» Data shown:

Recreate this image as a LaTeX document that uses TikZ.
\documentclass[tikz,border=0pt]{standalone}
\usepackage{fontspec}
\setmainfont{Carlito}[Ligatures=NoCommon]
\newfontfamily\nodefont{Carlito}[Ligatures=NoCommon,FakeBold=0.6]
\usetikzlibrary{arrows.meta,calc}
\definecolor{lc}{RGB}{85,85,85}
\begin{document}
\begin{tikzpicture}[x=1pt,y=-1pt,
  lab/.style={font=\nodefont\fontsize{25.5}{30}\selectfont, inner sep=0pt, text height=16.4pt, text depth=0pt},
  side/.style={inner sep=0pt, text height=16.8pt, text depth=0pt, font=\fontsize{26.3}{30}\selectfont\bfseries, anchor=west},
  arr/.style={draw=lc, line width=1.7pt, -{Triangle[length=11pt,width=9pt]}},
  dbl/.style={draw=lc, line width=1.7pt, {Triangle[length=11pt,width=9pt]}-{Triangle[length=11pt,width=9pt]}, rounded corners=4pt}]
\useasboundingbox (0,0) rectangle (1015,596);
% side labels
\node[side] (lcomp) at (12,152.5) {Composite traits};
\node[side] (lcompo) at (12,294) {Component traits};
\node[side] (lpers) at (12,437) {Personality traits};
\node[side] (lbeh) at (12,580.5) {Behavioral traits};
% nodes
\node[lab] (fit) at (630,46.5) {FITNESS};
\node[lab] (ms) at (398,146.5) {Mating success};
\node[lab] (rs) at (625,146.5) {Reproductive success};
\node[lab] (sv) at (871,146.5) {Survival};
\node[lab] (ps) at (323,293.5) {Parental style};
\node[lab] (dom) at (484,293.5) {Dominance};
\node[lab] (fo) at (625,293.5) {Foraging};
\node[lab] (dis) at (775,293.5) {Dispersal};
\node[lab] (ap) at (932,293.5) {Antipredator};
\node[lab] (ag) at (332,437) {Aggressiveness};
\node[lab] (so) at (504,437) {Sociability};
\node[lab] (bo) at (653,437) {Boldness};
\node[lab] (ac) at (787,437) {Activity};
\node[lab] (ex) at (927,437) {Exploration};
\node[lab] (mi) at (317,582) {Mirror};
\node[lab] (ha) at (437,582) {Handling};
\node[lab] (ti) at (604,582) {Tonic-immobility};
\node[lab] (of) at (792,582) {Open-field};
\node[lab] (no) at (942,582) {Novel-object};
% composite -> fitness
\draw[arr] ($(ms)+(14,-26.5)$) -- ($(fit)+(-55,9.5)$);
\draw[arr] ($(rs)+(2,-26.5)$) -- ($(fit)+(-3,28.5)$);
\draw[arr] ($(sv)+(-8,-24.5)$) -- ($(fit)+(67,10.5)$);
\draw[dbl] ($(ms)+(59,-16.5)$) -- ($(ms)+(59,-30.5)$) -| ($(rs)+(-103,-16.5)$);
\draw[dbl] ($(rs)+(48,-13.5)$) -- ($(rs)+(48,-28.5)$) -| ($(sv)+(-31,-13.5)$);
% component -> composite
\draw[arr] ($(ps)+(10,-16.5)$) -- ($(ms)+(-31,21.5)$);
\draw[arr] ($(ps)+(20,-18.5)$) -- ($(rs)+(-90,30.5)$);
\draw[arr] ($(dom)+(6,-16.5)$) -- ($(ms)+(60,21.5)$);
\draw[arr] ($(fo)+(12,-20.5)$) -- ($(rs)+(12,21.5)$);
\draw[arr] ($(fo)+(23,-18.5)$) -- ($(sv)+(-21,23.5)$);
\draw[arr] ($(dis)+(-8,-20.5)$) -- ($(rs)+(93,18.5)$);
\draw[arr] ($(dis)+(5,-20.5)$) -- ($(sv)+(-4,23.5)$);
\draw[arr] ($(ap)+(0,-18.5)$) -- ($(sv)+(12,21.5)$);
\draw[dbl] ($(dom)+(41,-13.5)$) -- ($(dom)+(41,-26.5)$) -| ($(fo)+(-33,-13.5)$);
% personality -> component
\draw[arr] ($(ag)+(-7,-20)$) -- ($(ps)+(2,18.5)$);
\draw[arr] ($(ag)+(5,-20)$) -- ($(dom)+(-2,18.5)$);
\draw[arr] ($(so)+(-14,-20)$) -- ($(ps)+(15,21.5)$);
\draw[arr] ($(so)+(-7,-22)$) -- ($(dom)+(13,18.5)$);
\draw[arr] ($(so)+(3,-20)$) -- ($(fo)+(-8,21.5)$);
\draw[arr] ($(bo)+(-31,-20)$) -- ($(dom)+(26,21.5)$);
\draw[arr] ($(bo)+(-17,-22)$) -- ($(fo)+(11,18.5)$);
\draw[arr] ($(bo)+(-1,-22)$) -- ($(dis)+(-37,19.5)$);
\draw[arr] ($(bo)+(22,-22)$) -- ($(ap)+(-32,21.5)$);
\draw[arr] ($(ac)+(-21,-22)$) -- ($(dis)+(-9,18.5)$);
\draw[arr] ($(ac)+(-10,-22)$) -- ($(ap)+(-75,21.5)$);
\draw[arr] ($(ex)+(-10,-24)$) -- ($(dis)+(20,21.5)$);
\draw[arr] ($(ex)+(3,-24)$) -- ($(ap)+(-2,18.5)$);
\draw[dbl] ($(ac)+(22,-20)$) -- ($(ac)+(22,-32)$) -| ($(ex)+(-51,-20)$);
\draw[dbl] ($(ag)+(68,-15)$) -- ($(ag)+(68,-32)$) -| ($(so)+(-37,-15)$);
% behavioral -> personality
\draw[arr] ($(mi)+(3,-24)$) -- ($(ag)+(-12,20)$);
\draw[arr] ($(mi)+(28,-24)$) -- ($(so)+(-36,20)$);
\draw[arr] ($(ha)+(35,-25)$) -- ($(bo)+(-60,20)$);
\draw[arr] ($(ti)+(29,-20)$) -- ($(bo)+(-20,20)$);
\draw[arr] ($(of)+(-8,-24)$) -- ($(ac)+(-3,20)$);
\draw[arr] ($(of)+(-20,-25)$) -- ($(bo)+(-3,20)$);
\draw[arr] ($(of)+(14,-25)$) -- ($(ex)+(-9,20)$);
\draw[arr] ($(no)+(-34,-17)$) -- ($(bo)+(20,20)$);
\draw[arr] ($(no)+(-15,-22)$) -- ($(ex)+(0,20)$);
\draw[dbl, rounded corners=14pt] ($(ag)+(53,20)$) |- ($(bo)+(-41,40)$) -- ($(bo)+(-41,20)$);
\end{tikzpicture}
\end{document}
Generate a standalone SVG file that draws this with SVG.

» What you should do:
Write the material out again word for word.

» The output:
Recreate this image as a LaTeX document that uses TikZ.
\documentclass[tikz,border=0pt]{standalone}
\usepackage{fontspec}
\setmainfont{Carlito}[Ligatures=NoCommon]
\newfontfamily\nodefont{Carlito}[Ligatures=NoCommon,FakeBold=0.6]
\usetikzlibrary{arrows.meta,calc}
\definecolor{lc}{RGB}{85,85,85}
\begin{document}
\begin{tikzpicture}[x=1pt,y=-1pt,
  lab/.style={font=\nodefont\fontsize{25.5}{30}\selectfont, inner sep=0pt, text height=16.4pt, text depth=0pt},
  side/.style={inner sep=0pt, text height=16.8pt, text depth=0pt, font=\fontsize{26.3}{30}\selectfont\bfseries, anchor=west},
  arr/.style={draw=lc, line width=1.7pt, -{Triangle[length=11pt,width=9pt]}},
  dbl/.style={draw=lc, line width=1.7pt, {Triangle[length=11pt,width=9pt]}-{Triangle[length=11pt,width=9pt]}, rounded corners=4pt}]
\useasboundingbox (0,0) rectangle (1015,596);
% side labels
\node[side] (lcomp) at (12,152.5) {Composite traits};
\node[side] (lcompo) at (12,294) {Component traits};
\node[side] (lpers) at (12,437) {Personality traits};
\node[side] (lbeh) at (12,580.5) {Behavioral traits};
% nodes
\node[lab] (fit) at (630,46.5) {FITNESS};
\node[lab] (ms) at (398,146.5) {Mating success};
\node[lab] (rs) at (625,146.5) {Reproductive success};
\node[lab] (sv) at (871,146.5) {Survival};
\node[lab] (ps) at (323,293.5) {Parental style};
\node[lab] (dom) at (484,293.5) {Dominance};
\node[lab] (fo) at (625,293.5) {Foraging};
\node[lab] (dis) at (775,293.5) {Dispersal};
\node[lab] (ap) at (932,293.5) {Antipredator};
\node[lab] (ag) at (332,437) {Aggressiveness};
\node[lab] (so) at (504,437) {Sociability};
\node[lab] (bo) at (653,437) {Boldness};
\node[lab] (ac) at (787,437) {Activity};
\node[lab] (ex) at (927,437) {Exploration};
\node[lab] (mi) at (317,582) {Mirror};
\node[lab] (ha) at (437,582) {Handling};
\node[lab] (ti) at (604,582) {Tonic-immobility};
\node[lab] (of) at (792,582) {Open-field};
\node[lab] (no) at (942,582) {Novel-object};
% composite -> fitness
\draw[arr] ($(ms)+(14,-26.5)$) -- ($(fit)+(-55,9.5)$);
\draw[arr] ($(rs)+(2,-26.5)$) -- ($(fit)+(-3,28.5)$);
\draw[arr] ($(sv)+(-8,-24.5)$) -- ($(fit)+(67,10.5)$);
\draw[dbl] ($(ms)+(59,-16.5)$) -- ($(ms)+(59,-30.5)$) -| ($(rs)+(-103,-16.5)$);
\draw[dbl] ($(rs)+(48,-13.5)$) -- ($(rs)+(48,-28.5)$) -| ($(sv)+(-31,-13.5)$);
% component -> composite
\draw[arr] ($(ps)+(10,-16.5)$) -- ($(ms)+(-31,21.5)$);
\draw[arr] ($(ps)+(20,-18.5)$) -- ($(rs)+(-90,30.5)$);
\draw[arr] ($(dom)+(6,-16.5)$) -- ($(ms)+(60,21.5)$);
\draw[arr] ($(fo)+(12,-20.5)$) -- ($(rs)+(12,21.5)$);
\draw[arr] ($(fo)+(23,-18.5)$) -- ($(sv)+(-21,23.5)$);
\draw[arr] ($(dis)+(-8,-20.5)$) -- ($(rs)+(93,18.5)$);
\draw[arr] ($(dis)+(5,-20.5)$) -- ($(sv)+(-4,23.5)$);
\draw[arr] ($(ap)+(0,-18.5)$) -- ($(sv)+(12,21.5)$);
\draw[dbl] ($(dom)+(41,-13.5)$) -- ($(dom)+(41,-26.5)$) -| ($(fo)+(-33,-13.5)$);
% personality -> component
\draw[arr] ($(ag)+(-7,-20)$) -- ($(ps)+(2,18.5)$);
\draw[arr] ($(ag)+(5,-20)$) -- ($(dom)+(-2,18.5)$);
\draw[arr] ($(so)+(-14,-20)$) -- ($(ps)+(15,21.5)$);
\draw[arr] ($(so)+(-7,-22)$) -- ($(dom)+(13,18.5)$);
\draw[arr] ($(so)+(3,-20)$) -- ($(fo)+(-8,21.5)$);
\draw[arr] ($(bo)+(-31,-20)$) -- ($(dom)+(26,21.5)$);
\draw[arr] ($(bo)+(-17,-22)$) -- ($(fo)+(11,18.5)$);
\draw[arr] ($(bo)+(-1,-22)$) -- ($(dis)+(-37,19.5)$);
\draw[arr] ($(bo)+(22,-22)$) -- ($(ap)+(-32,21.5)$);
\draw[arr] ($(ac)+(-21,-22)$) -- ($(dis)+(-9,18.5)$);
\draw[arr] ($(ac)+(-10,-22)$) -- ($(ap)+(-75,21.5)$);
\draw[arr] ($(ex)+(-10,-24)$) -- ($(dis)+(20,21.5)$);
\draw[arr] ($(ex)+(3,-24)$) -- ($(ap)+(-2,18.5)$);
\draw[dbl] ($(ac)+(22,-20)$) -- ($(ac)+(22,-32)$) -| ($(ex)+(-51,-20)$);
\draw[dbl] ($(ag)+(68,-15)$) -- ($(ag)+(68,-32)$) -| ($(so)+(-37,-15)$);
% behavioral -> personality
\draw[arr] ($(mi)+(3,-24)$) -- ($(ag)+(-12,20)$);
\draw[arr] ($(mi)+(28,-24)$) -- ($(so)+(-36,20)$);
\draw[arr] ($(ha)+(35,-25)$) -- ($(bo)+(-60,20)$);
\draw[arr] ($(ti)+(29,-20)$) -- ($(bo)+(-20,20)$);
\draw[arr] ($(of)+(-8,-24)$) -- ($(ac)+(-3,20)$);
\draw[arr] ($(of)+(-20,-25)$) -- ($(bo)+(-3,20)$);
\draw[arr] ($(of)+(14,-25)$) -- ($(ex)+(-9,20)$);
\draw[arr] ($(no)+(-34,-17)$) -- ($(bo)+(20,20)$);
\draw[arr] ($(no)+(-15,-22)$) -- ($(ex)+(0,20)$);
\draw[dbl, rounded corners=14pt] ($(ag)+(53,20)$) |- ($(bo)+(-41,40)$) -- ($(bo)+(-41,20)$);
\end{tikzpicture}
\end{document}
Generate a standalone SVG file that draws this with SVG.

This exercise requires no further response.